Las amigas y los amigos de Brasil –dirigentes políticos y sindicales, investigadores, periodistas– están francamente conmocionados. Como es natural, oscilan. Unos buscan ya mismo una explicación al triunfo de Jair Bolsonaro. Otros más bien se ocupan de templar el ánimo para soportar la derrota y los ataques. 

La explicación a veces toma formas apocalípticas. Decía un cartel de la campaña por Fernando Haddad visto la última semana en Río: “Una hormiga por bronca contra la cucaracha votó a favor del insecticida. Todos murieron. Hasta el grillo que se abstuvo de votar”.

La búsqueda de templanza recurre a los poetas. Anoche circulaba entre profesores universitarios la traducción al portugués de un texto escrito por el ruso Vladimir Maiakovski: “No estamos alegres, es cierto. ¿Pero por qué deberíamos ponernos tristes? El mar de la historia es agitado. Las amenazas y las guerras hay que atravesarlas. Partirlas al medio cortándolas, como una quilla corta las olas”.

¿Qué haría con estos resultados electorales el mayor intelectual que tuvieron Brasil, el lulismo y el Partido de los Trabajadores en las últimas décadas? Marco Aurélio García, que murió de un ataque al corazón el 20 de julio de 2017, era un tipo cálido y presente sobre todo en las malas. Primero se abrazaría con Haddad. Luego trataría de hablar con Lula, de quien siempre estuvo tan cerca desde la fundación del PT en 1980. Y, como cuando ganó Mauricio Macri o como el día en que Dilma Rousseff fue derrocada, quizás se permitiría una frase en impecable argentino:

–Es una cagada, viejo.

Marco Aurélio hacía tanto esfuerzo por desdramatizar como por entender. Y por actuar: práctico más que pragmático, porque no se resignaba a la injusticia, en los últimos años alcanzó a trazar en borrador algunas características de lo que estaba sucediendo.

Insistía en que no bastaba caracterizar la nueva etapa como de gobiernos neoliberales. Ése era uno de sus rasgos. Pero no el más nuevo, porque lo mismo había ocurrido ya en la década de 1990. Para MAG, como era conocido entre sus amigos, la novedad era la preocupación conservadora por durar lo más posible en la administración del Estado. O por el consenso y los votos, o por golpes como el brasileño de 2016, o por la violación del Derecho y el debido proceso y la creación de situaciones excepcionales o, en fin, por la combinación de toda la artillería junta. 

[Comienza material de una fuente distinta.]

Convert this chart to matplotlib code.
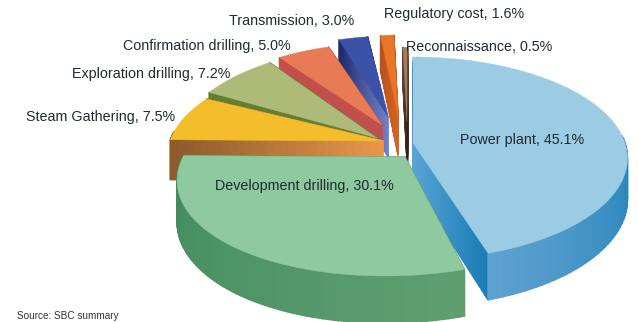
import numpy as np
import matplotlib
matplotlib.use("Agg")
import matplotlib.pyplot as plt
from matplotlib.colors import to_rgb
from matplotlib.collections import PolyCollection

# Cost shares in percent, clockwise from twelve o'clock
categories = ["Power plant", "Development drilling", "Steam Gathering", "Exploration drilling",
              "Confirmation drilling", "Transmission", "Regulatory cost", "Reconnaissance"]
shares = [45.1, 30.1, 7.5, 7.2, 5.0, 3.0, 1.6, 0.5]
first_angle = 90.0

# Exploded placement of each slice: apex x, apex y, x radius, y radius, shear
placement = {
    "Power plant": (413, 143, 212, 99, 0.0),
    "Development drilling": (405, 157, 222, 101, -0.17),
    "Steam Gathering": (383, 141, 213, 97, 0.0),
    "Exploration drilling": (377, 138, 203, 105, 0.0),
    "Confirmation drilling": (382, 125, 194, 94, 0.0),
    "Transmission": (388, 117, 178, 93, 0.0),
    "Regulatory cost": (398, 115, 153, 92, 0.0),
    "Reconnaissance": (407, 122, 150, 86, 0.0),
}
# Top colour plus shading stops for the rim and the cut faces
top_colors = {
    "Power plant": "#9ccbe4", "Development drilling": "#8fc9a0", "Steam Gathering": "#f3bd2c",
    "Exploration drilling": "#aebb78", "Confirmation drilling": "#e87b55", "Transmission": "#3b52a8",
    "Regulatory cost": "#e8752a", "Reconnaissance": "#a67c5b",
}
rim_colors = {
    "Power plant": ("#1b7db6", "#5ea2d0"), "Development drilling": ("#5f9f6f", "#3f8a5e"),
    "Steam Gathering": ("#8f5e2e", "#8f5e2e"), "Exploration drilling": ("#5f7f32", "#5f7f32"),
    "Confirmation drilling": ("#c44f4a", "#c44f4a"), "Transmission": ("#1c2a6e", "#1c2a6e"),
    "Regulatory cost": ("#b8501e", "#b8501e"), "Reconnaissance": ("#3a2a20", "#3a2a20"),
}
# Face colours run from the apex to the rim
face_colors = {
    "Power plant": ("#5aa5d6", "#1b7db6"), "Development drilling": ("#5d9c6c", "#5d9c6c"),
    "Steam Gathering": ("#ea964b", "#8b5a2b"), "Exploration drilling": ("#5f7f32", "#5f7f32"),
    "Confirmation drilling": ("#c0504d", "#c44f4a"), "Transmission": ("#7480c4", "#1c2a6e"),
    "Regulatory cost": ("#d9661f", "#b8501e"), "Reconnaissance": ("#2e2018", "#5a4030"),
}

labels = [
    ("Transmission, 3.0%", 229, 21), ("Regulatory cost, 1.6%", 384, 14),
    ("Confirmation drilling, 5.0%", 123, 46), ("Reconnaissance, 0.5%", 406, 47),
    ("Exploration drilling, 7.2%", 72, 74), ("Steam Gathering, 7.5%", 26, 117),
    ("Power plant, 45.1%", 460, 140), ("Development drilling, 30.1%", 215, 186),
]
source_note = "Source: SBC summary"

PERSPECTIVE = 0.151
DEPTH = 40.0

plt.rcParams["font.family"] = ["Liberation Sans", "DejaVu Sans"]
fig = plt.figure(figsize=(6.38, 3.22), dpi=100)
ax = fig.add_axes([0, 0, 1, 1])
ax.set_xlim(0, 638)
ax.set_ylim(322, 0)
ax.axis("off")


def project(theta_deg, place, radius=1.0):
    """Map a slice angle onto the tilted disc; returns top x, y and extrusion depth."""
    cx, cy, rx, ry, shear = place
    t = np.radians(theta_deg)
    u, v = radius * np.cos(t), radius * np.sin(t)
    w = 1 + PERSPECTIVE * v
    y = -ry * v / w
    x = cx + rx * u / w + shear * y
    return x, cy + y, np.full_like(x, DEPTH) / w


def strip(x, y, d, start, end, order):
    """Shaded band between a top edge and its extruded copy."""
    c0, c1 = np.array(to_rgb(start)), np.array(to_rgb(end))
    polys, cols = [], []
    n = len(x) - 1
    for i in range(n):
        polys.append([(x[i], y[i]), (x[i + 1], y[i + 1]),
                      (x[i + 1], y[i + 1] + d[i + 1]), (x[i], y[i] + d[i])])
        cols.append(c0 + (c1 - c0) * (i + 0.5) / n)
    ax.add_collection(PolyCollection(polys, facecolors=cols, edgecolors=cols,
                                     linewidths=1.0, zorder=order))


# Slices are stacked from the back of the pie to the front
draw_order = ["Reconnaissance", "Regulatory cost", "Transmission", "Confirmation drilling",
              "Exploration drilling", "Steam Gathering", "Power plant", "Development drilling"]
spans = {}
angle = first_angle
for name, share in zip(categories, shares):
    spans[name] = (angle, angle - share * 3.6)
    angle -= share * 3.6

for rank, name in enumerate(draw_order):
    a0, a1 = spans[name]
    place = placement[name]
    base = rank * 10
    arc = np.linspace(a0, a1, 90)
    xa, ya, da = project(arc, place)
    radial = np.linspace(0, 1, 30)
    # Cut faces and rim, rear surfaces first
    faces = []
    for edge_angle in (a0, a1):
        xr, yr, dr = project(np.full(30, edge_angle), place, radial)
        faces.append((np.mean(yr), xr, yr, dr, *face_colors[name]))
    # Only the forward part of the rim can be seen
    front = np.sin(np.radians(arc)) < 0.1
    if front.sum() > 1:
        xf, yf, df = project(arc[front], place)
        faces.append((np.mean(yf), xf, yf, df, *rim_colors[name]))
    faces.sort(key=lambda f: f[0])
    for j, (_, xs, ys, ds, c0, c1) in enumerate(faces):
        strip(xs, ys, ds, c0, c1, base + j)
    # Top surface
    top = np.column_stack([np.r_[place[0], xa], np.r_[place[1], ya]])
    ax.fill(top[:, 0], top[:, 1], color=top_colors[name], lw=0.3, zorder=base + 5)

for text, x, y in labels:
    ax.text(x, y, text, fontsize=10.3, color="#1e2b30", ha="left", va="center", zorder=200)
ax.text(17, 316, source_note, fontsize=7.2, color="#333333", ha="left", va="center", zorder=200)

fig.savefig("out.png", dpi=100, facecolor="white")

Repetía que uno de los rasgos del mundo con Donald Trump era la imprevisibilidad. Profesor de Historia Contemporánea en la Universidad de Campinas antes de incorporarse al gobierno como asesor de Lula en 2003, MAG no asimilaba esa imprevisibilidad al simple azar que están acostumbrados a contemplar los buenos historiadores. Al contrario: para él ya era un rasgo estructural que haría aún más inestable cualquier experimento popular fuere donde fuere. 

Recomendaba considerar la memoria plebeya de la experiencia social concreta, memoria que podía estar presente para el lulismo y para el peronismo más allá de sus identidades.

Pedía estudiar la naturaleza objetiva y subjetiva de la clase trabajadora sin descalificar su poder transformador.  

Y sugería prestar atención a las nuevas contradicciones. “El capitalismo financiero, más de lo que fue en el pasado, no se limita a la explotación y desvalorización creciente del mundo del trabajo”, escribió en Le Monde Diplomatique cuando Bolsonaro no era siquiera candidato. “Se revela igualmente racista, misógino y oscurantista. Se amplía, así, el espectro de contradicciones y, también, de enfrentamientos con ese proyecto que, cada día que pasa, retira la esperanza del horizonte de la mayoría de los pueblos del mundo.”